» **Work to do**: Only the lines from the start of the data below through the line that contains "(pku_t) at (pku)" are to be copied, exactly and without pictures.

» **Information provided**:

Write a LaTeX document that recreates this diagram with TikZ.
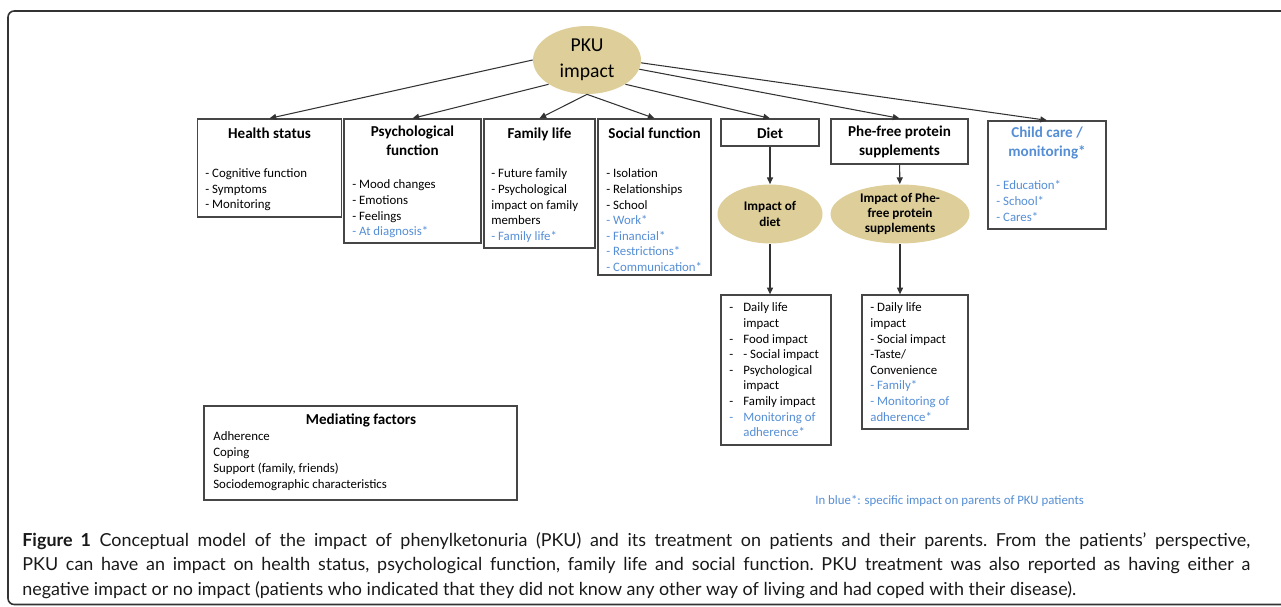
\documentclass[tikz,border=0pt]{standalone}
\usepackage{fontspec}
\setmainfont{Carlito}
\newfontfamily\captionfont{Lato}
\usetikzlibrary{ arrows.meta,      % For the small triangle tips
                 fit,              % For boxes given by their corners
                 shapes.geometric, % For ellipse
                 positioning,
               }

\definecolor{pkutan}{RGB}{221,206,154}
\definecolor{parentblue}{RGB}{85,142,213}
\definecolor{boxline}{RGB}{70,70,70}
\newcommand{\pb}[1]{\textcolor{parentblue}{#1}}
\newcommand{\itemdash}{\makebox[0.28cm][l]{-}}
\newcommand{\itemgap}{\hspace*{0.28cm}}

\begin{document}
\begin{tikzpicture}[x=0.02cm, y=-0.02cm,
    box/.style={draw=boxline, line width=0.75pt, inner sep=0pt},
    bubble/.style={ellipse, fill=pkutan, inner sep=0pt},
    head/.style={inner sep=0pt, align=center, anchor=north, execute at begin node=\strut,
                 font=\bfseries\fontsize{8.6}{10.8}\selectfont},
    items/.style={inner sep=0pt, align=left, anchor=north west, execute at begin node=\strut,
                  font=\fontsize{7.3}{8.9}\selectfont},
    arr/.style={draw=black!80, line width=0.6pt, -{Triangle[length=3.8pt,width=3.4pt]}},
  ] % pixels of the reference as units
  \useasboundingbox (0,0) rectangle (1281,607);
  \draw[draw=black!80, line width=0.9pt, rounded corners=3.5pt] (1300,11) -| (8,604.5) -- (1300,604.5);

  \node[bubble, minimum width=2.16cm, minimum height=1.36cm] (pku) at (587,60) {};
  \node[inner sep=0pt, align=center, font=\fontsize{11.2}{14.5}\selectfont] (pku_t) at (pku) {PKU\\impact};

  % first row
  \node[box, fit={(197.6,119) (341.5,217)}] (health) {};
  \node[head] (health_t) at (269.5,125) {Health status};
  \node[items] (health_l) at (205,168.5) {- Cognitive function\\- Symptoms\\- Monitoring};

  \node[box, fit={(344,119) (481,243)}] (psych) {};
  \node[head] (psych_t) at (412.5,126) {Psychological\\function};
  \node[items] (psych_l) at (352,179.5) {- Mood changes\\- Emotions\\- Feelings\\\pb{- At diagnosis*}};

  \node[box, fit={(484,119) (595,248)}] (family_life) {};
  \node[head] (family_t) at (539.5,125) {Family life};
  \node[items] (family_l) at (491,168.5) {- Future family\\- Psychological\\impact on family\\members\\\pb{- Family life*}};

  \node[box, fit={(598,119) (711,275)}] (social) {};
  \node[head] (social_t) at (654.5,125) {Social function};
  \node[items] (social_l) at (606,168.5) {- Isolation\\- Relationships\\- School\\\pb{- Work*}\\\pb{- Financial*}\\\pb{- Restrictions*}\\\pb{- Communication*}};

  \node[box, fit={(721,119) (819,146)}] (diet) {};
  \node[head] (diet_t) at (770,125) {Diet};

  \node[box, fit={(831,119) (968,164)}] (phe_free) {};
  \node[head] (phe_free_t) at (899.5,126) {Phe-free protein\\supplements};

  \node[box, fit={(988,121) (1106,229)}] (child_care) {};
  \node[head, text=parentblue] (child_t) at (1047,127) {Child care /\\monitoring*};
  \node[items, text=parentblue] (child_l) at (996,180.5) {- Education*\\- School*\\- Cares*};

  % treatment effects
  \node[bubble, minimum width=2.1cm, minimum height=1.18cm] (diet_impact) at (770,214) {};
  \node[inner sep=0pt, align=center, font=\bfseries\fontsize{7.5}{8.6}\selectfont] (diet_impact_t) at (diet_impact) {Impact of\\diet};
  \node[bubble, minimum width=2.78cm, minimum height=1.18cm] (phe_impact) at (900,214) {};
  \node[inner sep=0pt, align=center, font=\bfseries\fontsize{7.5}{8.6}\selectfont] (phe_impact_t) at (phe_impact) {Impact of Phe-\\free protein\\supplements};

  \node[box, fit={(721,295) (831,445)}] (diet_effects) {};
  \node[items] (diet_effects_l) at (729,302.5) {\itemdash Daily life\\\itemgap impact\\\itemdash Food impact\\\itemdash - Social impact\\\itemdash Psychological\\\itemgap impact\\\itemdash Family impact\\\pb{\itemdash Monitoring of}\\\pb{\itemgap adherence*}};

  \node[box, fit={(862,295) (968,429)}] (phe_effects) {};
  \node[items] (phe_effects_l) at (870,302.5) {- Daily life\\impact\\- Social impact\\-Taste/\\Convenience\\\pb{- Family*}\\\pb{- Monitoring of}\\\pb{adherence*}};

  % mediating factors and note
  \node[box, fit={(204,406) (517,500)}] (mediating) {};
  \node[head] (mediating_t) at (361,410.6) {Mediating factors};
  \node[items, font=\fontsize{7.3}{9.07}\selectfont] (mediating_l) at (213,431.3) {Adherence\\Coping\\Support (family, friends)\\Sociodemographic characteristics};

  \node[inner sep=0pt, anchor=base west, text=parentblue, font=\fontsize{7.3}{8.5}\selectfont] (note) at (815,504) {In blue*: specific impact on parents of PKU patients};

  \draw[arr] (pku.west) -- (health.north);
  \draw[arr] (pku.south west) -- (psych.north);
  \draw[arr] (pku.south) -- (family_life.north);
  \draw[arr] (pku.south) -- (social.north);
  \draw[arr] (pku.south east) -- (diet.north);
  \draw[arr] (pku.-10) -- (phe_free.north);
  \draw[arr] (pku.-3) -- (child_care.north);

  \draw[arr] (diet) -- (diet_impact);
  \draw[arr] (phe_free) -- (phe_impact);
  \draw[arr] (diet_impact.south) -- (diet_impact.south |- diet_effects.north);
  \draw[arr] (phe_impact.south) -- (phe_impact.south |- phe_effects.north);

  \node[inner sep=0pt, anchor=north west, text width=24.56cm, align=justify, text=black!90,
        font=\captionfont\frenchspacing\fontsize{10.2}{13.9}\selectfont] (caption) at (22,532)
    {\textbf{Figure 1} Conceptual model of the impact of phenylketonuria (PKU) and its treatment on patients and their parents. From the patients’ perspective,\linebreak
     PKU can have an impact on health status, psychological function, family life and social function. PKU treatment was also reported as having either a\linebreak
     negative impact or no impact (patients who indicated that they did not know any other way of living and had coped with their disease).};
\end{tikzpicture}
\end{document}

» **Problem solution**:
Write a LaTeX document that recreates this diagram with TikZ.
\documentclass[tikz,border=0pt]{standalone}
\usepackage{fontspec}
\setmainfont{Carlito}
\newfontfamily\captionfont{Lato}
\usetikzlibrary{ arrows.meta,      % For the small triangle tips
                 fit,              % For boxes given by their corners
                 shapes.geometric, % For ellipse
                 positioning,
               }

\definecolor{pkutan}{RGB}{221,206,154}
\definecolor{parentblue}{RGB}{85,142,213}
\definecolor{boxline}{RGB}{70,70,70}
\newcommand{\pb}[1]{\textcolor{parentblue}{#1}}
\newcommand{\itemdash}{\makebox[0.28cm][l]{-}}
\newcommand{\itemgap}{\hspace*{0.28cm}}

\begin{document}
\begin{tikzpicture}[x=0.02cm, y=-0.02cm,
    box/.style={draw=boxline, line width=0.75pt, inner sep=0pt},
    bubble/.style={ellipse, fill=pkutan, inner sep=0pt},
    head/.style={inner sep=0pt, align=center, anchor=north, execute at begin node=\strut,
                 font=\bfseries\fontsize{8.6}{10.8}\selectfont},
    items/.style={inner sep=0pt, align=left, anchor=north west, execute at begin node=\strut,
                  font=\fontsize{7.3}{8.9}\selectfont},
    arr/.style={draw=black!80, line width=0.6pt, -{Triangle[length=3.8pt,width=3.4pt]}},
  ] % pixels of the reference as units
  \useasboundingbox (0,0) rectangle (1281,607);
  \draw[draw=black!80, line width=0.9pt, rounded corners=3.5pt] (1300,11) -| (8,604.5) -- (1300,604.5);

  \node[bubble, minimum width=2.16cm, minimum height=1.36cm] (pku) at (587,60) {};
  \node[inner sep=0pt, align=center, font=\fontsize{11.2}{14.5}\selectfont] (pku_t) at (pku) {PKU\\impact};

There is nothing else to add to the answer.